Uniqueness of open/closed rational CFT with given algebra of open states

TL;DR

This paper proves the uniqueness of rational conformal field theories with given boundary conditions, showing that all correlators are determined by basic correlators and can be constructed via a topological field theory approach.

Contribution

It establishes a uniqueness theorem for rational CFT correlators with boundary conditions, linking them to a topological field theory framework.

Findings

Correlators are uniquely determined by 1-, 2-, and 3-point functions.

The theory's correlators are fully characterized by the TFT approach.

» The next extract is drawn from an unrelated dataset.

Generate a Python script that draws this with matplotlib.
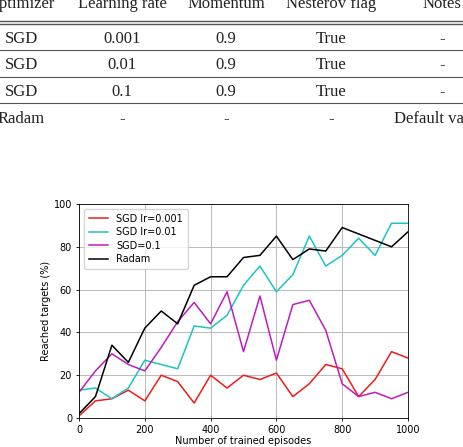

Includes sewings as morphisms, ensuring covariance under boundary modifications.

Abstract

We study the sewing constraints for rational two-dimensional conformal field theory on oriented surfaces with possibly non-empty boundary. The boundary condition is taken to be the same on all segments of the boundary. The following uniqueness result is established: For a solution to the sewing constraints with nondegenerate closed state vacuum and nondegenerate two-point correlators of boundary fields on the disk and of bulk fields on the sphere, up to equivalence all correlators are uniquely determined by the one-, two,- and three-point correlators on the disk. Thus for any such theory every consistent collection of correlators can be obtained by the TFT approach of hep-th/0204148, hep-th/0503194. As morphisms of the category of world sheets we include not only homeomorphisms, but also sewings; interpreting the correlators as a natural transformation then encodes covariance both under homeomorphisms and under sewings of world sheets.